In Scrap Quilt Sensations, Katherine Guerrier uses a four patch block to make a Jacob’s Ladder quilt.

I didn’t think to take the book to class and my teacher and I ended up having a long discussion about how the block went together. In the end, my block is a four-patch but not the one Katherine Guerrier uses!
one block 
Now, I had several choices:
  1. unpick the sixteen blocks I had done and make them up correctly according to Katherine Guerrier’s diagram – no way!
  2. add units to my four-patches to make a traditional nine-patch JL block – maybe!
  3. go with a different layout using the four-patches I had made – yes!
When ‘mistakes’ happen, what happens next comes down to two things: is the resulting quilt of an attractive design, and is my time being used wisely?

Option 3 was not only the easiest but also satisfied both my criteria. When making quilts for donation, quick and easy but effective is often a good route to take given that I spend a lot of time in preparing scraps for use in the first place. The less time I fiddle around with unpicking and re-making, the more time I have to make other items.

In lieu of a fixed design wall and tired of crawling around the floor, I decided to be inventive! I still have the flannel-backed tablecloth that used to be my design wall (hanging in front of a wardrobe/closet) at our previous house. The rivets WM had attached to insert shower curtain rings are coming adrift and it’s fast outliving its usefulness as a hanging system. But those shower curtain rings gave me an idea – my design ‘cloth’ now hangs from our bathroom shower rail. The bathroom is used infrequently by WM and I so it seemed like a great idea and WM approved (at least as a stop-gap measure)!

See how the second, third and fourth rivets are pulling away from the doubled-over-for-additional- strength fabric?
2014 shower rail solution

Here is my design wall in use: with the ‘barn raising’ layout of my Jacob’s Ladder quilt; possibly not traditionally but it works!
JL layout
I'm letting it sit for a while before I start putting the blocks together. In the meantime, I’m using leftover four-patches and HST units to make a panel to widen the the backing fabric.

What do you do when you make a “mistake”?
  • Turn it into a ‘design feature’?
  • Throw it in the naughty corner?
  • Toss it?
  • Or resolve it in some other way?


  1. I think you found the most practical solution for a very pretty quilt. I never toss out - it gets reworked, saved for another play date, or becomes something new.

  2. Great new variation of a Jacob's ladder! I hate unpicking so I tend to make something new if I can! Thanks for the shout out and for linking up to #scraptastictuesday!

  3. Love you new version of a design wall....very inventive idea to use what is there!
    Nope ...would not unpick the blocks, but figure out a setting for them. they look like they could be set in another version of a barn raising style. super great ideas here.

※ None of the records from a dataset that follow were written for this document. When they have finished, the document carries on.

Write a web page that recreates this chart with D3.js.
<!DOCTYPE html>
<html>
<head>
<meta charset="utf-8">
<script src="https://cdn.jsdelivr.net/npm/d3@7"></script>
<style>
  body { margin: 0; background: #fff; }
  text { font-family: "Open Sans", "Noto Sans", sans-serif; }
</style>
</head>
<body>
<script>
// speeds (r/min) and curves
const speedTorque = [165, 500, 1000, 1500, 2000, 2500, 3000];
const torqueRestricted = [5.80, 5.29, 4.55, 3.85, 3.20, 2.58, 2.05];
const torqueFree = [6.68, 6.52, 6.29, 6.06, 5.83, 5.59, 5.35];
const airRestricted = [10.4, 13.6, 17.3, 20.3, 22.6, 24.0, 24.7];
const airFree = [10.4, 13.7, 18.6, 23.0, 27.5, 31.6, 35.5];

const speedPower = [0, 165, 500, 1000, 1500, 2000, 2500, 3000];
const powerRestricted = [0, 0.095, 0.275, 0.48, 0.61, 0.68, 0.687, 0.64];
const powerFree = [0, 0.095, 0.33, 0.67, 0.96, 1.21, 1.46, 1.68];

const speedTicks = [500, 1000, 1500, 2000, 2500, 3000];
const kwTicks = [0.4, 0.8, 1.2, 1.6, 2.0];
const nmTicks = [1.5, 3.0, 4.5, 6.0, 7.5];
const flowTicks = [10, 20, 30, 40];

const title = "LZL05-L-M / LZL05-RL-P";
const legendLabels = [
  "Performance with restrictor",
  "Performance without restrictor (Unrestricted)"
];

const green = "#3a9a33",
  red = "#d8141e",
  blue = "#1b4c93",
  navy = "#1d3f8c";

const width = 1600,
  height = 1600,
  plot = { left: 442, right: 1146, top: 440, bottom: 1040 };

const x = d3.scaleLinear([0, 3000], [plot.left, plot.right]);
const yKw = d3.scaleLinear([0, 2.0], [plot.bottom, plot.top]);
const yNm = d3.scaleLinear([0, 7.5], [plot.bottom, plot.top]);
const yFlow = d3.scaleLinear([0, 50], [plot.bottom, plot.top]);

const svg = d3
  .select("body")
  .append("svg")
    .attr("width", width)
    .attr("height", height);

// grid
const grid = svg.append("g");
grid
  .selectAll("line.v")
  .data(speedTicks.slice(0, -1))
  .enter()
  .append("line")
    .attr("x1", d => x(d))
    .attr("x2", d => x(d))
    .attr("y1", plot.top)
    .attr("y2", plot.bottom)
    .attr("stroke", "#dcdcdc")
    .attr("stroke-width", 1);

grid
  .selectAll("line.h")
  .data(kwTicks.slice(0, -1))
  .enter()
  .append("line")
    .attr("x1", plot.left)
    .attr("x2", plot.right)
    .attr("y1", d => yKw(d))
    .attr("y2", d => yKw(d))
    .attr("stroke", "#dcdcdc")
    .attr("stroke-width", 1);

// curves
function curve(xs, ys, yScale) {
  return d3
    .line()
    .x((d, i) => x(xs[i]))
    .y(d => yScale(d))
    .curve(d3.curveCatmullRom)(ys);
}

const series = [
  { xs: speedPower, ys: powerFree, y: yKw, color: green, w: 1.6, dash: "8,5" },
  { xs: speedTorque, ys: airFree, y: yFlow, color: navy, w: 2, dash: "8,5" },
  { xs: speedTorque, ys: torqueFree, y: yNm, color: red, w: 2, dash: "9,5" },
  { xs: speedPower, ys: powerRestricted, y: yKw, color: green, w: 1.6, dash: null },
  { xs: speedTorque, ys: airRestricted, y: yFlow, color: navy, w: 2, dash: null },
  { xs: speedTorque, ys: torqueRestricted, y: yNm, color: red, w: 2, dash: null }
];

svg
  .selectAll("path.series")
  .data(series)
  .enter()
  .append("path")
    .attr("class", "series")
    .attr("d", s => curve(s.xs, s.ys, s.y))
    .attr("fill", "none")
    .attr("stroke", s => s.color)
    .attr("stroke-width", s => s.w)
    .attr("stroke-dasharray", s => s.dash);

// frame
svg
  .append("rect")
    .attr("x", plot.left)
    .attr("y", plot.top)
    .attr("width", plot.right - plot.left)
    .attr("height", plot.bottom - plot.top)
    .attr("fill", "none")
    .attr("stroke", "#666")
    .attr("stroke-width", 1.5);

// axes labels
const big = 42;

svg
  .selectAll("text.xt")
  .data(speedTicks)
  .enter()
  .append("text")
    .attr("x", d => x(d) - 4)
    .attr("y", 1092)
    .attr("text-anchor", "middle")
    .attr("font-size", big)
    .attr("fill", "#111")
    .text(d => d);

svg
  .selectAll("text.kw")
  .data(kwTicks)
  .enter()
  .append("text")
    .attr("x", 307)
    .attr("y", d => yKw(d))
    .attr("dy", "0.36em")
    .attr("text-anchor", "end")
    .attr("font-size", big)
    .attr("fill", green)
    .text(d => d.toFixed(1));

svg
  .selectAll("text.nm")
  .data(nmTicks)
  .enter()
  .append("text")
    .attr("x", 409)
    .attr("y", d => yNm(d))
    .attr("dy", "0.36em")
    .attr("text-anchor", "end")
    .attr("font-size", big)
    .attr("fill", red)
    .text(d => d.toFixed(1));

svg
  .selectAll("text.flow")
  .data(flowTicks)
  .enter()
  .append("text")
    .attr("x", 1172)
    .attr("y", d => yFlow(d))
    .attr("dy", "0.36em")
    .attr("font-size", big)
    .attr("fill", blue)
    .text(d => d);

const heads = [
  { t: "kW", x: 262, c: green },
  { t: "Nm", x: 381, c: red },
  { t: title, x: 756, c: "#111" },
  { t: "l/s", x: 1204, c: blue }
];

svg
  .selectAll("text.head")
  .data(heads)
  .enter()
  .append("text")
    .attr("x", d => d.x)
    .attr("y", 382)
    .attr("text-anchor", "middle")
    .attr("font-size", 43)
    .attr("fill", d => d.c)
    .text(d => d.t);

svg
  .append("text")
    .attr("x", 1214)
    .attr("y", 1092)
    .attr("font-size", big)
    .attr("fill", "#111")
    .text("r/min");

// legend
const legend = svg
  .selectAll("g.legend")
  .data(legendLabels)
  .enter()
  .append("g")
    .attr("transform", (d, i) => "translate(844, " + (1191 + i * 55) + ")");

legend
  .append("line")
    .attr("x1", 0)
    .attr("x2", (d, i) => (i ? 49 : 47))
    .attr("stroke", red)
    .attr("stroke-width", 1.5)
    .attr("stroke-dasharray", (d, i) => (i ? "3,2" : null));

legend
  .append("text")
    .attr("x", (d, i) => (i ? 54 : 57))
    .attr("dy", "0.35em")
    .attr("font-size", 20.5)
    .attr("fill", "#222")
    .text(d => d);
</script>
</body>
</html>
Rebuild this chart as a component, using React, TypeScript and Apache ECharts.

  4. This new layout is superb! It's a great use of the scrap blocks! Hooray for mis-remembering!!!

  5. I like you layout and the scrappy feel. I'm with you in resolving a mistake in another way unless it's for something very specific that just has to be fixed.

  6. A great save! What I do depends on when I make the mistake, but I'm most likely to unpick and resew.

  7. mine get sent to the naughty corner. can you have more than 4 corners in one room??? the others are getting pretty filled up LOL

  8. That was a wonderful save!!! Sometimes I make do, sometimes I just give them to someone else lol

  9. I LOVE that quilt and I don't usually go for scrappy!! As for mistakes I usually make them work. After all who would ever know that you didn't mean to do it that way from the start...right? Except those that heard you screaming. LOL.